今日、朝日カルチャーセンターの講座で、ウェルギリウス『アエネーイス』のいくつかの名場面を描くピエトロ・ダ・コルトーナ(1596~1669)の連作絵画の話をした。Rowlandの論文(下記【参考文献】欄に詳細あり)を参考にしながら、その興味深い点をここにメモしておきたい。

 1651年から1654年にかけて制作されたこの壮大な天井のフレスコ画(下に画像あり)は、ローマのナヴォーナ広場にあるパンフィーリ宮殿で見ることができる。ここはもともと、当時教皇を輩出するほど力をもっていたパンフィーリ家の宮殿だったが、いまは、カラヴァッジョやティツィアーノといった有名画家の作品を多数おさめる美術館となっている。

 ここで注目したいのは、ピエトロ・ダ・コルトーナの素材が『アエネーイス』であることの意味である。結論からいえば、『アエネーイス』の物語は、当時(17世紀)のローマ・カトリックの威厳を取り戻すために利用された、とみなすことができる。周知のように、16世紀の宗教改革におけるプロテスタントの登場により、人々のカトリックへの信頼度は相対的に下がることとなったわけだが、パンフィーリ家はなんとかこの状況を打破し、「新しいローマ」をつくる必要に迫られた。

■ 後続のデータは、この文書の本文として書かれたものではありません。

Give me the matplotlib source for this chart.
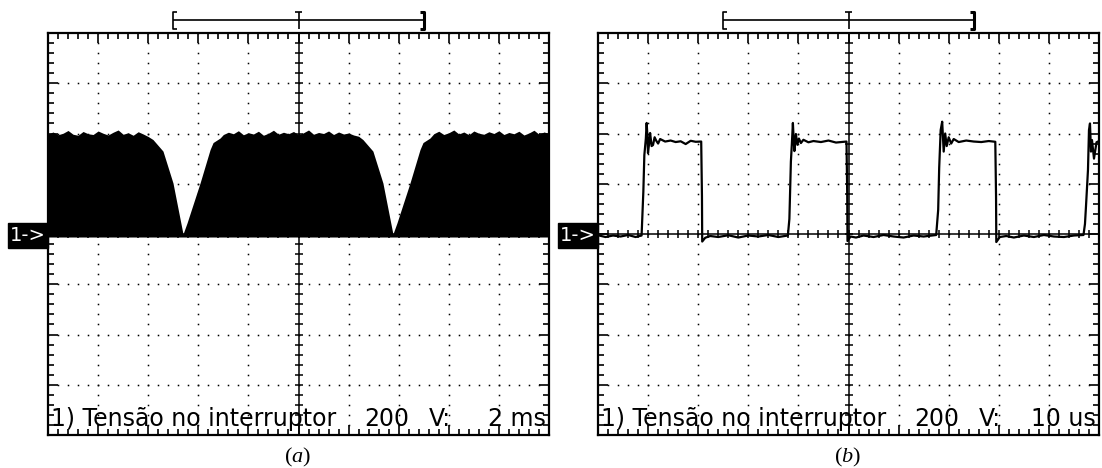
import numpy as np
import matplotlib.pyplot as plt
from matplotlib.ticker import MultipleLocator
from matplotlib.patches import Rectangle

plt.rcParams['font.family'] = 'DejaVu Sans'
plt.rcParams['mathtext.fontset'] = 'custom'
plt.rcParams['mathtext.rm'] = 'Liberation Serif'
plt.rcParams['mathtext.it'] = 'Liberation Serif:italic'

# (a) envoltoria da tensao no interruptor (ms, V)
env_t = [0.0, 0.2, 0.4, 0.6, 0.8, 1.0, 1.2, 1.4, 1.6, 1.8, 2.0, 2.2, 2.4, 2.6, 2.8, 3.0,
         3.2, 3.4, 3.6, 3.8, 4.0,
         4.19, 4.59, 4.99, 5.39, 5.55, 6.07, 6.47, 6.59, 6.87,
         7.0, 7.2, 7.4, 7.6, 7.8, 8.0, 8.2, 8.4, 8.6, 8.8, 9.0, 9.2, 9.4, 9.6, 9.8, 10.0,
         10.2, 10.4, 10.6, 10.8, 11.0, 11.2, 11.4, 11.6, 11.8, 12.0, 12.2, 12.4,
         12.57, 12.97, 13.37, 13.77, 13.93, 14.45, 14.85, 14.97, 15.25,
         15.4, 15.6, 15.8, 16.0, 16.2, 16.4, 16.6, 16.8, 17.0, 17.2, 17.4, 17.6, 17.8, 18.0,
         18.2, 18.4, 18.6, 18.8, 19.0, 19.2, 19.4, 19.6, 19.8, 20.0]
env_v = [398, 406, 395, 401, 412, 397, 393, 408, 399, 396, 410, 401, 394, 405, 414, 397,
         403, 393, 407, 398, 388,
         376, 330, 203, 0, 44, 203, 336, 364, 382,
         396, 405, 399, 411, 395, 403, 398, 409, 393, 401, 413, 397, 405, 399, 408, 395,
         403, 414, 397, 404, 400, 410, 396, 406, 398, 402, 394, 389,
         376, 330, 203, 0, 44, 203, 336, 364, 382,
         399, 409, 396, 403, 414, 398, 406, 395, 410, 401, 397, 407, 400, 411, 396,
         404, 399, 409, 394, 402, 413, 397, 406, 400]

# (b) tensao no interruptor (us, V)
sw_t = [0, 1.5, 3, 4.5, 6, 7.5, 8.7,
        9.05, 9.25, 9.55, 9.71, 9.85, 9.98, 10.2, 10.4, 10.7, 10.98, 11.3, 11.6, 12.0, 12.4,
        13.4, 14.5, 15.5, 16.5, 17.5, 18.5, 19.5, 20.6,
        20.75, 20.8, 21.4, 22.4,
        24, 26, 28, 30, 32, 34, 36, 37.9,
        38.2, 38.3, 38.5, 38.7, 38.9, 39.05, 39.2, 39.5, 39.8, 40.1, 40.5, 41, 42,
        43, 44.5, 46, 47.5, 49.6,
        49.75, 49.8, 50.4, 51.5,
        53, 55, 57, 59, 61, 63, 65, 67.5,
        67.9, 68.1, 68.4, 68.7, 69.0, 69.3, 69.6, 70, 70.5, 71, 72,
        73.5, 75, 76.5, 78, 79.3,
        79.45, 79.5, 80.2, 81.5,
        83, 85, 87, 89, 91, 93, 95, 96.9,
        97.2, 97.4, 97.8, 98.0, 98.2, 98.4, 98.6, 99.0, 99.5, 100]
sw_v = [-5, -12, -6, -10, -4, -12, -6,
        168, 314, 380, 442, 395, 322, 360, 402, 350, 354, 385, 372, 360, 378,
        368, 372, 366, 369, 358, 371, 367, 368,
        150, -30, -15, -8,
        -12, -5, -14, -6, -10, -4, -12, -6,
        60, 135, 288, 360, 442, 380, 330, 398, 355, 380, 362, 375, 365,
        370, 366, 372, 364, 368,
        150, -28, -10, -14,
        -6, -12, -4, -10, -14, -6, -10, -4,
        96, 263, 414, 447, 328, 400, 350, 385, 360, 378, 366,
        372, 368, 366, 370, 367,
        150, -32, -12, -8,
        -14, -6, -12, -4, -10, -12, -6, -4,
        40, 109, 255, 414, 440, 328, 374, 300, 365, 370]

W, H = 1102, 468
fig = plt.figure(figsize=(W / 100, H / 100), dpi=100)


def osc(x0, xdiv, escala, rotulo):
    ax = fig.add_axes([x0 / W, (H - 435) / H, 501 / W, 402 / H])
    ax.set_xlim(0, 10 * xdiv)
    ax.set_ylim(-800, 800)
    ax.xaxis.set_major_locator(MultipleLocator(xdiv))
    ax.xaxis.set_minor_locator(MultipleLocator(xdiv / 5))
    ax.yaxis.set_major_locator(MultipleLocator(200))
    ax.yaxis.set_minor_locator(MultipleLocator(40))
    ax.tick_params(which='both', direction='in', top=True, right=True,
                   labelbottom=False, labelleft=False, width=1.2, color='black')
    ax.tick_params(which='major', length=7)
    ax.tick_params(which='minor', length=4)
    for s in ax.spines.values():
        s.set_linewidth(1.6)

    # grade pontilhada
    ys = np.arange(-800, 801, 40)
    xs = np.arange(0, 10 * xdiv + 1e-9, xdiv / 5)
    for k in range(1, 10):
        if k != 5:
            ax.plot(np.full(ys.shape, k * xdiv), ys, 's', ms=1.1, mew=0,
                    color='black', zorder=1)
    for k in [-600, -400, -200, 200, 400, 600]:
        ax.plot(xs, np.full(xs.shape, k), 's', ms=1.1, mew=0, color='black', zorder=1)

    # eixos centrais
    ax.axhline(0, color='black', lw=1.1, zorder=2)
    ax.axvline(5 * xdiv, color='black', lw=1.1, zorder=2)
    ax.plot(xs, np.zeros(xs.shape), '|', ms=6, mew=1.1, color='black', zorder=2)
    ax.plot(np.full(ys.shape, 5 * xdiv), ys, '_', ms=6, mew=1.1, color='black', zorder=2)

    # cursor de tempo no topo
    a, b, c, d = 2.5 * xdiv, 5 * xdiv, 7.5 * xdiv, 0.07 * xdiv
    kw = dict(color='black', clip_on=False, solid_capstyle='butt')
    ax.plot([a, c], [852, 852], lw=1.2, **kw)
    ax.plot([a + d, a, a, a + d], [884, 884, 814, 814], lw=1.2, **kw)
    ax.plot([c - d, c, c, c - d], [884, 884, 814, 814], lw=2.2, **kw)
    ax.plot([b - d, b + d], [884, 884], lw=1.2, **kw)
    ax.plot([b, b], [884, 814], lw=1.2, **kw)

    # marcador do canal
    fig.add_artist(Rectangle(((x0 - 40) / W, (H - 248) / H), 40 / W, 25 / H,
                             transform=fig.transFigure, color='black'))
    fig.text((x0 - 20) / W, (H - 235.5) / H, '1->', color='white', fontsize=14,
             ha='center', va='center')

    # legenda inferior
    yb = (H - 426) / H
    fig.text((x0 + 3) / W, yb, '1) Tensão no interruptor', fontsize=17, va='baseline')
    fig.text((x0 + 316) / W, yb, '200', fontsize=17, va='baseline')
    fig.text((x0 + 381) / W, yb, 'V:', fontsize=17, va='baseline')
    fig.text((x0 + 498) / W, yb, escala, fontsize=17, va='baseline', ha='right')
    fig.text((x0 + 250) / W, (H - 462) / H, r'$(\mathit{' + rotulo + '})$',
             fontsize=16, ha='center', va='baseline')
    return ax


ax1 = osc(48, 2, '2 ms', 'a')
ax1.fill_between(env_t, -12, env_v, color='black', lw=0, zorder=3)

ax2 = osc(598, 10, '10 us', 'b')
ax2.plot(sw_t, sw_v, color='black', lw=1.6, zorder=3)

fig.savefig('out.png', dpi=100)
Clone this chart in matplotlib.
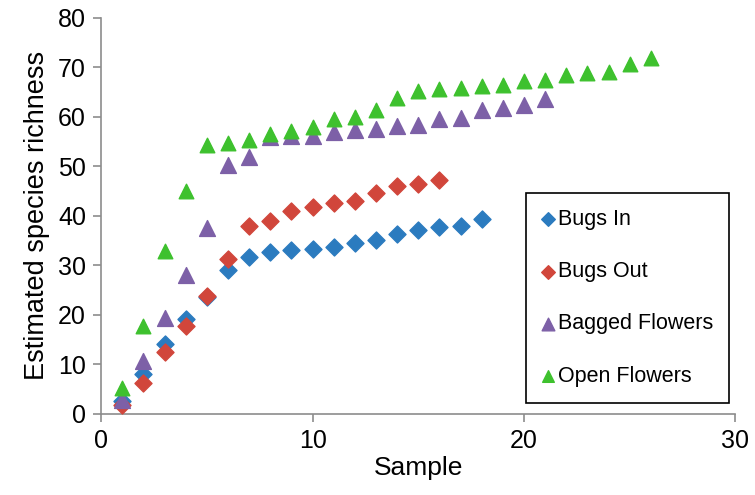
import matplotlib
matplotlib.use('Agg')
import matplotlib.pyplot as plt

plt.rcParams['font.family'] = ['Liberation Sans', 'DejaVu Sans']

# sample numbers and estimated richness for each treatment
bugs_in_x = list(range(1, 19))
bugs_in = [2.5, 8.1, 14.1, 19.1, 23.7, 29.1, 31.7, 32.7, 33.0, 33.2, 33.8, 34.6, 35.1, 36.3, 37.1, 37.8, 38.0, 39.3]

bugs_out_x = list(range(1, 17))
bugs_out = [1.8, 6.2, 12.4, 17.8, 23.9, 31.2, 37.9, 39.0, 41.0, 41.8, 42.6, 43.0, 44.7, 46.0, 46.5, 47.2]

bagged_x = list(range(1, 22))
bagged = [2.8, 10.6, 19.4, 28.0, 37.5, 50.2, 51.9, 56.0, 56.2, 56.2, 57.0, 57.3, 57.6, 58.2, 58.3, 59.5, 59.7, 61.3, 61.7, 62.3, 63.5]

open_x = list(range(1, 27))
open_fl = [5.2, 17.8, 32.8, 45.0, 54.3, 54.8, 55.4, 56.5, 57.2, 58.0, 59.5, 60.0, 61.3, 63.9, 65.2, 65.7, 65.9, 66.2, 66.4, 67.3, 67.5, 68.4, 68.9, 69.1, 70.6, 71.8]

fig = plt.figure(figsize=(7.55, 4.95), dpi=100)
ax = fig.add_axes([0.134, 0.164, 0.84, 0.80])

ax.scatter(bugs_in_x, bugs_in, marker='D', s=75, color='#2B7BBF', label='Bugs In', zorder=3)
ax.scatter(bugs_out_x, bugs_out, marker='D', s=75, color='#D1463B', label='Bugs Out', zorder=3)
ax.scatter(bagged_x, bagged, marker='^', s=130, color='#7D60A7', label='Bagged Flowers', zorder=3)
ax.scatter(open_x, open_fl, marker='^', s=110, color='#3EC12E', label='Open Flowers', zorder=3)

ax.set_xlim(0, 30)
ax.set_ylim(0, 80)
ax.set_xticks([0, 10, 20, 30])
ax.set_yticks(range(0, 81, 10))

for s in ['top', 'right']:
    ax.spines[s].set_visible(False)
for s in ['left', 'bottom']:
    ax.spines[s].set_color('#8C8C8C')
    ax.spines[s].set_linewidth(1.2)
ax.tick_params(colors='#8C8C8C', labelcolor='black', labelsize=18, length=6, width=1.2,
               direction='out', pad=5)

ax.set_xlabel('Sample', fontsize=19, labelpad=2)
ax.set_ylabel('Estimated species richness', fontsize=19.5, labelpad=6)

leg = ax.legend(loc='lower right', bbox_to_anchor=(0.9905, 0.028), borderaxespad=0, fontsize=15.5,
                markerscale=0.8, handletextpad=0.15, handlelength=0.6, labelspacing=1.45,
                borderpad=0.75, fancybox=False, edgecolor='black', framealpha=1)
leg.get_frame().set_linewidth(1.2)

fig.savefig('out.png', dpi=100)
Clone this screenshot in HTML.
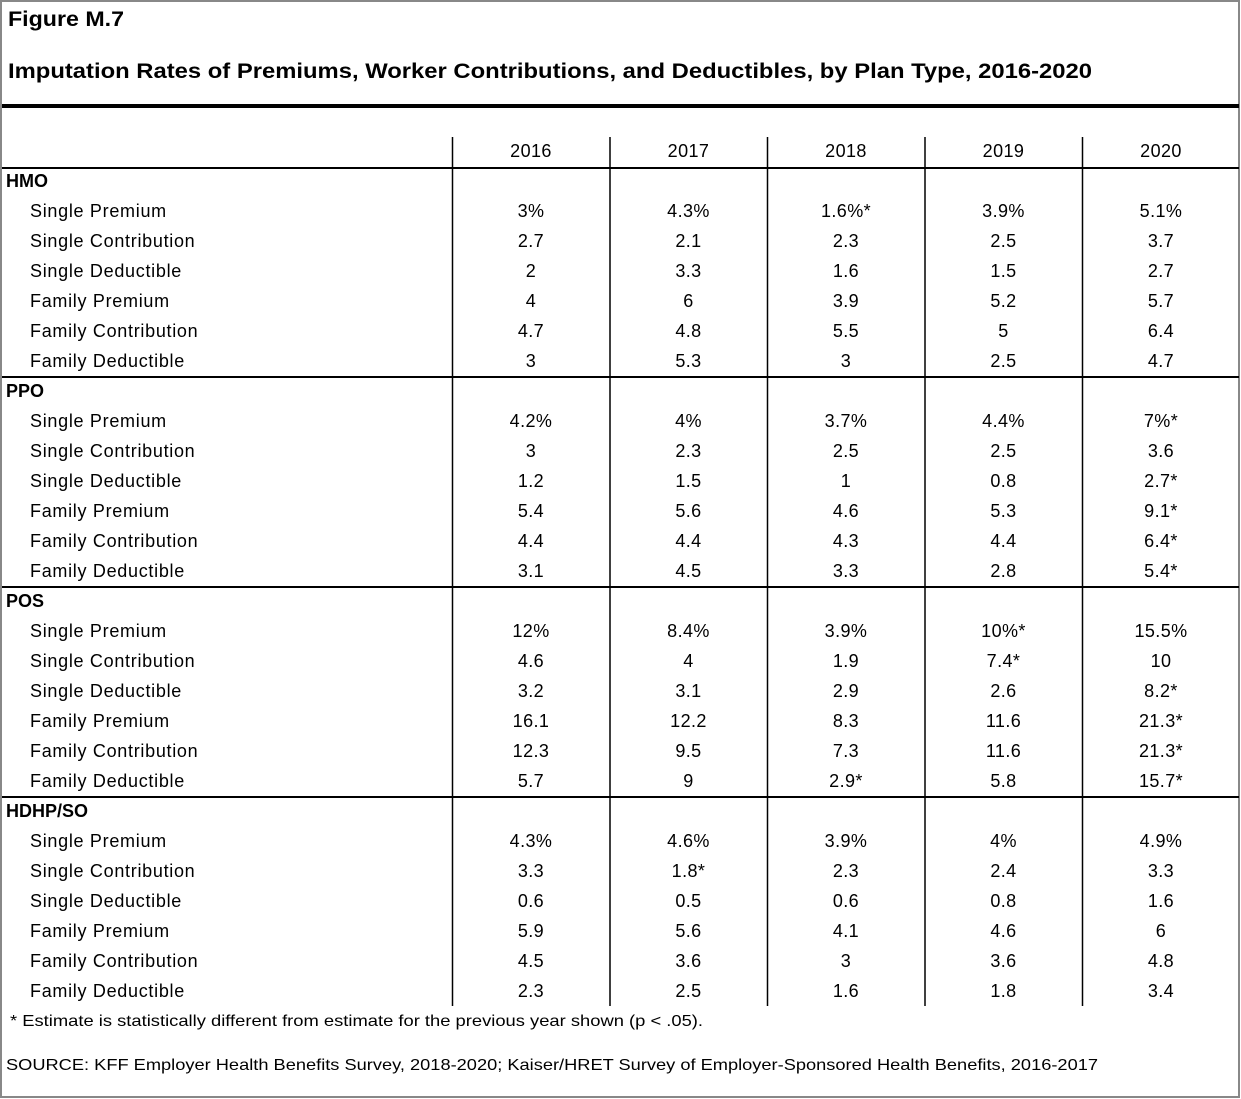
<!DOCTYPE html>
<html><head><meta charset="utf-8"><style>
html,body{margin:0;padding:0;background:#fff}
svg{display:block;font-family:"Liberation Sans",Arial,sans-serif}
</style></head><body>
<svg id="fig" width="1241" height="1099" viewBox="0 0 1241 1099" xmlns="http://www.w3.org/2000/svg">
<rect x="1" y="1" width="1238" height="1096" fill="#fff" stroke="#888" stroke-width="2"/>
<text x="8" y="26" font-size="21" font-weight="bold" textLength="116" lengthAdjust="spacingAndGlyphs">Figure M.7</text>
<text x="8" y="78" font-size="21" font-weight="bold" textLength="1084" lengthAdjust="spacingAndGlyphs">Imputation Rates of Premiums, Worker Contributions, and Deductibles, by Plan Type, 2016-2020</text>
<rect x="2" y="104" width="1237" height="4" fill="#000"/>
<g id="tbl"></g>
<text x="10" y="1026" font-size="16" textLength="693" lengthAdjust="spacingAndGlyphs">* Estimate is statistically different from estimate for the previous year shown (p &lt; .05).</text>
<text x="6" y="1070" font-size="16" textLength="1092" lengthAdjust="spacingAndGlyphs">SOURCE: KFF Employer Health Benefits Survey, 2018-2020; Kaiser/HRET Survey of Employer-Sponsored Health Benefits, 2016-2017</text>
</svg>
<script>
const years = ["2016","2017","2018","2019","2020"];
const groups = ["HMO","PPO","POS","HDHP/SO"];
const rowLabels = ["Single Premium","Single Contribution","Single Deductible","Family Premium","Family Contribution","Family Deductible"];
const hmoValues = [["3%","4.3%","1.6%*","3.9%","5.1%"],["2.7","2.1","2.3","2.5","3.7"],["2","3.3","1.6","1.5","2.7"],["4","6","3.9","5.2","5.7"],["4.7","4.8","5.5","5","6.4"],["3","5.3","3","2.5","4.7"]];
const ppoValues = [["4.2%","4%","3.7%","4.4%","7%*"],["3","2.3","2.5","2.5","3.6"],["1.2","1.5","1","0.8","2.7*"],["5.4","5.6","4.6","5.3","9.1*"],["4.4","4.4","4.3","4.4","6.4*"],["3.1","4.5","3.3","2.8","5.4*"]];
const posValues = [["12%","8.4%","3.9%","10%*","15.5%"],["4.6","4","1.9","7.4*","10"],["3.2","3.1","2.9","2.6","8.2*"],["16.1","12.2","8.3","11.6","21.3*"],["12.3","9.5","7.3","11.6","21.3*"],["5.7","9","2.9*","5.8","15.7*"]];
const hdhpValues = [["4.3%","4.6%","3.9%","4%","4.9%"],["3.3","1.8*","2.3","2.4","3.3"],["0.6","0.5","0.6","0.8","1.6"],["5.9","5.6","4.1","4.6","6"],["4.5","3.6","3","3.6","4.8"],["2.3","2.5","1.6","1.8","3.4"]];
const allValues = [hmoValues, ppoValues, posValues, hdhpValues];

const NS = "http://www.w3.org/2000/svg";
const g = document.getElementById("tbl");
const colX = i => 531 + i * 157.5;
const sepX = i => 452 + i * 157.5;
const rowY = 30;
function mk(tag, attrs){const e=document.createElementNS(NS,tag);for(const k in attrs)e.setAttribute(k,attrs[k]);g.appendChild(e);return e;}
function txt(x,y,s,opts){const t=mk("text",Object.assign({x:x,y:y,"font-size":18},opts||{}));t.textContent=s;return t;}

for(let i=0;i<5;i++){
  const l=mk("line",{x1:sepX(i)+0.5,x2:sepX(i)+0.5,y1:137,y2:1006,stroke:"#000","stroke-width":1.5});
  
  
}
years.forEach((y,i)=>{
  const t=txt(colX(i),157,y,{"text-anchor":"middle","letter-spacing":"0.4"});
  
  
});
const hl=mk("rect",{x:2,y:167,width:1237,height:2,fill:"#000"});



groups.forEach((gr,gi)=>{
  const top = 181 + gi*210;
  if(gi>0){
    const r=mk("rect",{x:2,y:top-15,width:1237,height:2,fill:"#000"});
    
    
  }
  const h=txt(6,top+6,gr,{"font-weight":"bold"});
  
  
  rowLabels.forEach((lab,ri)=>{
    const y = top + (ri+1)*rowY + 6;
    const l=txt(30,y,lab,{"letter-spacing":"0.7"});
    
    
    allValues[gi][ri].forEach((v,ci)=>{
      const c=txt(colX(ci),y,v,{"text-anchor":"middle","letter-spacing":"0.4"});
      
      
    });
  });
});
</script>
</body></html>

そこで持ち出されたのが『アエネーイス』であり、これほどちょうど良い素材は他になかっただろう。というのも、本作は、一度弱体化(というより滅亡)したトロイアーが、この国の敗残兵アエネーアースの手により、「新しいトロイアー」として生まれ変わる様子を描いたものだからである。もちろんこの「新しいトロイアー」とは、のちのローマのことであり、まさにアエネーアースは「ローマの再生」のシンボルなのだ。

 もうひとつ、当時ウェルギリウスが「イエスの誕生を予言した人物」としてイメージされていた点も忘れてはならないだろう。有名な『牧歌』第4歌において、この詩人は、世界を救う赤子について神秘的な仕方で語っている。『アエネーイス』の作者は、キリスト教の伝道師でもあるわけだ。キリスト教の立て直しをはかるパンフィーリ家が、たとえば絵画の材料提供者としてたいへんな人気を博していたオウィディウスではなく、あえてウェルギリウスを利用したのもじゅうぶんうなずける。

 この絵画作品については語るべきことがまだ数多くあるが、今回はこれで終わりにしたい(個別の図像のことはまた別の記事で取り上げるかもしれない)。

【参考文献】

Ingrid Rowland, 'Vergil and the Pamphili Family in Piazza Navona, Rome' in Joseph Farrell and Michael C. J. Putnam eds., A Companion to Vergil's Aeneid and Its Tradition (Malden, 2014), 253-269.